Go through the data below and gather each line containing "with".

# start of Given data

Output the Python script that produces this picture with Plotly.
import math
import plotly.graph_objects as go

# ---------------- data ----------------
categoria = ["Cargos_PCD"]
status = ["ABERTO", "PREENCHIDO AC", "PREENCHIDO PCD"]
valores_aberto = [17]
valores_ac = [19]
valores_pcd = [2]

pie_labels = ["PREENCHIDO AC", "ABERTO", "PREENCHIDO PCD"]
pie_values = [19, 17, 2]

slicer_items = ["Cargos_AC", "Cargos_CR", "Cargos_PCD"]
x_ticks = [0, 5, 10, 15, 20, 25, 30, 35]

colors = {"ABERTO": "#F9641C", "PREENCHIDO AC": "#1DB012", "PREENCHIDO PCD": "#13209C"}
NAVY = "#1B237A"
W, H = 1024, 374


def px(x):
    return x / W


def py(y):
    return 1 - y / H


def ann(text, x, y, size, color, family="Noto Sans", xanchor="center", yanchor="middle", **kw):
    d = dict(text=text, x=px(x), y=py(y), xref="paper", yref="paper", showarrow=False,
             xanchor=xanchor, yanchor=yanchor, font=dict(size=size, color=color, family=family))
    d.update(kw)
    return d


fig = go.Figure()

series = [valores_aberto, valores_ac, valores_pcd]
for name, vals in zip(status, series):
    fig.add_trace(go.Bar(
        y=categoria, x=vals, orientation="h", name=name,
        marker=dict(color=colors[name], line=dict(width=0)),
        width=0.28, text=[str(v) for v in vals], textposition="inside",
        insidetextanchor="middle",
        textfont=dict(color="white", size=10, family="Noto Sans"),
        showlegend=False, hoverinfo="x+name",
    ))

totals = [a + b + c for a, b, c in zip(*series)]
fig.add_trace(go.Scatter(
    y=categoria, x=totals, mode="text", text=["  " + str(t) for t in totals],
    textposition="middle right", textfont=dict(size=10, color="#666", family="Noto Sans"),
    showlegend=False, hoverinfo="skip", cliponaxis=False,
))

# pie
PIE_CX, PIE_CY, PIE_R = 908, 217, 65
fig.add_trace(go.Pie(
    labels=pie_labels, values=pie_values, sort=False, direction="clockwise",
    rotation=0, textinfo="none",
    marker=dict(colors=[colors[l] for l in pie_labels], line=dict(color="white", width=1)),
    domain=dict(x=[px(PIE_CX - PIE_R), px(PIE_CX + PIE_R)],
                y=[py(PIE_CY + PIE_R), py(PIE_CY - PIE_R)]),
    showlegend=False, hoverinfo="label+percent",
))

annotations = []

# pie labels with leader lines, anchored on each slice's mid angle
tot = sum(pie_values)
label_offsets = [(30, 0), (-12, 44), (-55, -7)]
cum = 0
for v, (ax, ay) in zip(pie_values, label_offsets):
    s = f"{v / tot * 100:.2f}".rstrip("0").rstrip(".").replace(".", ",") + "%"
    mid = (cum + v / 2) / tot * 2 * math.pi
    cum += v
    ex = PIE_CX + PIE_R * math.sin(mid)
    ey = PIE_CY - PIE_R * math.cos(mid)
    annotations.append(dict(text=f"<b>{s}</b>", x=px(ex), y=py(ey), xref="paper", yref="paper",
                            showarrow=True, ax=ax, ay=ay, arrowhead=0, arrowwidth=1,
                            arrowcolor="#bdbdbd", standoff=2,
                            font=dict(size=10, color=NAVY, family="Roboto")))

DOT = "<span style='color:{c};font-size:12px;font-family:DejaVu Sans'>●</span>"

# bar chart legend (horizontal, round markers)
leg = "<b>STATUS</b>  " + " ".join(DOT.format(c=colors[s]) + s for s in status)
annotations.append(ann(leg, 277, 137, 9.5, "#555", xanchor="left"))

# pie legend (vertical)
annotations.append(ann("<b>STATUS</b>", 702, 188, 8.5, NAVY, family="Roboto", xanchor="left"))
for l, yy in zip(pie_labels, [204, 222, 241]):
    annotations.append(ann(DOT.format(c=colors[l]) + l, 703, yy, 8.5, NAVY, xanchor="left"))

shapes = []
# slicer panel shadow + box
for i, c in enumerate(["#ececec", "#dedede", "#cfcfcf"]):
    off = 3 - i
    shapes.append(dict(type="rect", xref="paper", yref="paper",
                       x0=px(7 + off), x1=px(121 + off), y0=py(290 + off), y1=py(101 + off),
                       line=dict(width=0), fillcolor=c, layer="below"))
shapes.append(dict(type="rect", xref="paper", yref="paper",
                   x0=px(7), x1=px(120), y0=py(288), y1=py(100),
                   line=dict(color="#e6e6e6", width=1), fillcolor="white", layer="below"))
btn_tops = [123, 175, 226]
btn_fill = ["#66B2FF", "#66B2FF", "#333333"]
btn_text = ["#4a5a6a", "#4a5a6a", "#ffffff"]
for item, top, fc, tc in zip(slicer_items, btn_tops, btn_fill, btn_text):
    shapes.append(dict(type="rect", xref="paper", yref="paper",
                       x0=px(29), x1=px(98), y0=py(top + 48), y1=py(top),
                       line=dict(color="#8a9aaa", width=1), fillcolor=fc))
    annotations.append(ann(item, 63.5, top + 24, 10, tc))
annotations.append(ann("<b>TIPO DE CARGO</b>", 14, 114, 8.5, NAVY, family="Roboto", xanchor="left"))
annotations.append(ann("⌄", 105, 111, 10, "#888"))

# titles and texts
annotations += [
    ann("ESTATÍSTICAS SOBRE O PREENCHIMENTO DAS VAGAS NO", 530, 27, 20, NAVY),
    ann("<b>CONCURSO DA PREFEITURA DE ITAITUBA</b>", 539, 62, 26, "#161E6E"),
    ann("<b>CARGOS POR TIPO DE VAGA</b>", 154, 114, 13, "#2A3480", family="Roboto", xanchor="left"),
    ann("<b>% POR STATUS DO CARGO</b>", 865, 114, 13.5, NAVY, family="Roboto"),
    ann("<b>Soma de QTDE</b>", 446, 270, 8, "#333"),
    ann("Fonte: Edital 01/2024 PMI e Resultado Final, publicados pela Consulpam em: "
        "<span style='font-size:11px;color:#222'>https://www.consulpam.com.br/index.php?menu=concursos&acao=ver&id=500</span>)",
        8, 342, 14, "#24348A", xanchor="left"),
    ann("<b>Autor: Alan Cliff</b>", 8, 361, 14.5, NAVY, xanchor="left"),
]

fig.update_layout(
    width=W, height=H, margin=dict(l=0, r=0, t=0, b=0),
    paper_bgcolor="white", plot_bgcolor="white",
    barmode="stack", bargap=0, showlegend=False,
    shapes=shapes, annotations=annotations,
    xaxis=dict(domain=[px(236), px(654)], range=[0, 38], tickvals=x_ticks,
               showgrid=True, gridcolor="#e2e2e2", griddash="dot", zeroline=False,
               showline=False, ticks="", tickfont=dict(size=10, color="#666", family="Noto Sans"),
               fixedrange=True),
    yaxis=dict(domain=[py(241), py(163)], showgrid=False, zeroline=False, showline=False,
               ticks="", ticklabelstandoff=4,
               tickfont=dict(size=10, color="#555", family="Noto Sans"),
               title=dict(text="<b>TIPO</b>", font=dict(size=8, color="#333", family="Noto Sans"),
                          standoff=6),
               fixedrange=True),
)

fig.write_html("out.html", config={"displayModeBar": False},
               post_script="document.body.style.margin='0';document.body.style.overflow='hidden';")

# end of Given data
# start of Given data

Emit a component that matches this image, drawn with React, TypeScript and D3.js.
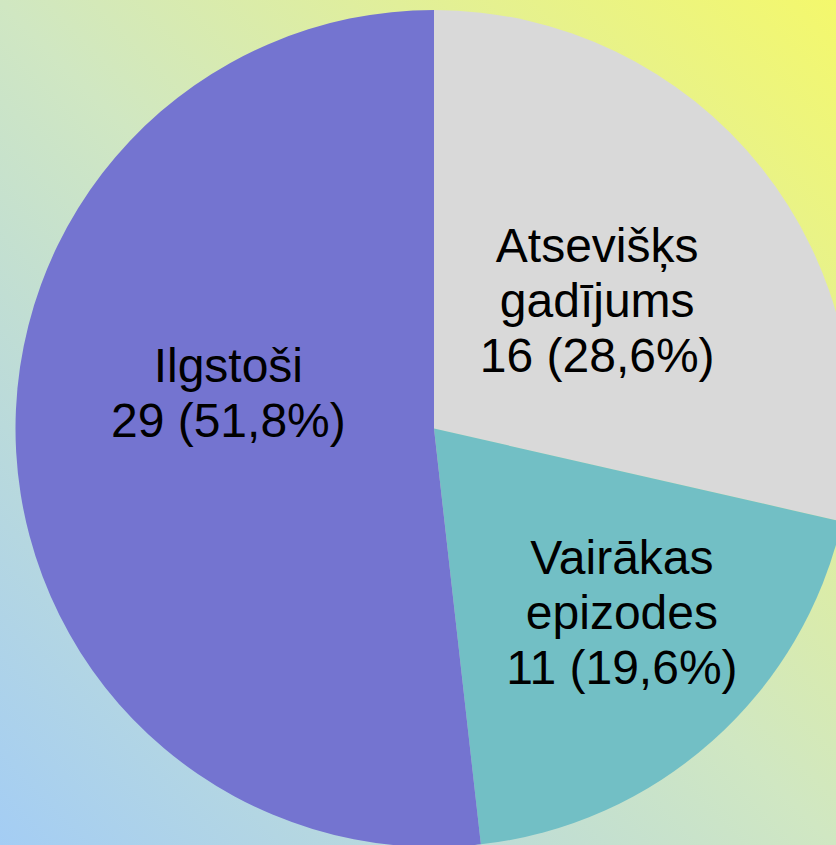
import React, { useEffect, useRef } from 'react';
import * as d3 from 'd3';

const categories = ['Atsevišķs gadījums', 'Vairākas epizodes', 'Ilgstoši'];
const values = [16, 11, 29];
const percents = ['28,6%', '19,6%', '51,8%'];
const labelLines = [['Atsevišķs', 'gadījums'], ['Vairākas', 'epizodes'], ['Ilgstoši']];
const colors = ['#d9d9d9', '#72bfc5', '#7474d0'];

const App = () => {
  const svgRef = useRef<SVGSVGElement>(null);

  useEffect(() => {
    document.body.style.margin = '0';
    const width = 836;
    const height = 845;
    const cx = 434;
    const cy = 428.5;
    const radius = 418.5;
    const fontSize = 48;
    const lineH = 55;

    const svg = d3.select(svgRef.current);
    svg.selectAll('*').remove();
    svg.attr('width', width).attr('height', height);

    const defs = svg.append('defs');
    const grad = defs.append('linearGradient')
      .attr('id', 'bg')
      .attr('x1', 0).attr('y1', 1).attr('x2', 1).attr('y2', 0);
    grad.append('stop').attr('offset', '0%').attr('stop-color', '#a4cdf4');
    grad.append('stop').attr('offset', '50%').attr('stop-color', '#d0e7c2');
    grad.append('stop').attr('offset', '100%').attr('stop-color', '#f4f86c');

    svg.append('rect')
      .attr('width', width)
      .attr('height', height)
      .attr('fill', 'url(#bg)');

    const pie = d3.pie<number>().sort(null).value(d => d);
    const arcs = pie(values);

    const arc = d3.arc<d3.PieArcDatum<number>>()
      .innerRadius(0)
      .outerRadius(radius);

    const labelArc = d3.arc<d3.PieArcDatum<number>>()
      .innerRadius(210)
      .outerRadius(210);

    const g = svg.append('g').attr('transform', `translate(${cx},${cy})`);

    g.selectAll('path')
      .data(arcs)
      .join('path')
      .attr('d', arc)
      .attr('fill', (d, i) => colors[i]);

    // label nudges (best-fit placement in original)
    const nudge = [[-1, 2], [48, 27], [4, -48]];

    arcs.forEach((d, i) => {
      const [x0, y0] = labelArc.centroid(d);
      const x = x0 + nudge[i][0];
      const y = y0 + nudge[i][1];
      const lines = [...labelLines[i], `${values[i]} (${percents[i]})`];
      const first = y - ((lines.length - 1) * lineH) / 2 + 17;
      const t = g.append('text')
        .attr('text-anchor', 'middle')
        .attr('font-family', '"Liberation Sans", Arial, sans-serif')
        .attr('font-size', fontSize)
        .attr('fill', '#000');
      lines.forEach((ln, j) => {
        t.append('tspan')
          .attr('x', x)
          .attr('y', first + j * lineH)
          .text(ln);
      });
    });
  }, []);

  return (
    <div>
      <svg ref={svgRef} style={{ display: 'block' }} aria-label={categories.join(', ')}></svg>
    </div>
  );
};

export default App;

# end of Given data

### Solution for this task
Output the Python script that produces this picture with Plotly.
# pie labels with leader lines, anchored on each slice's mid angle
Emit a component that matches this image, drawn with React, TypeScript and D3.js.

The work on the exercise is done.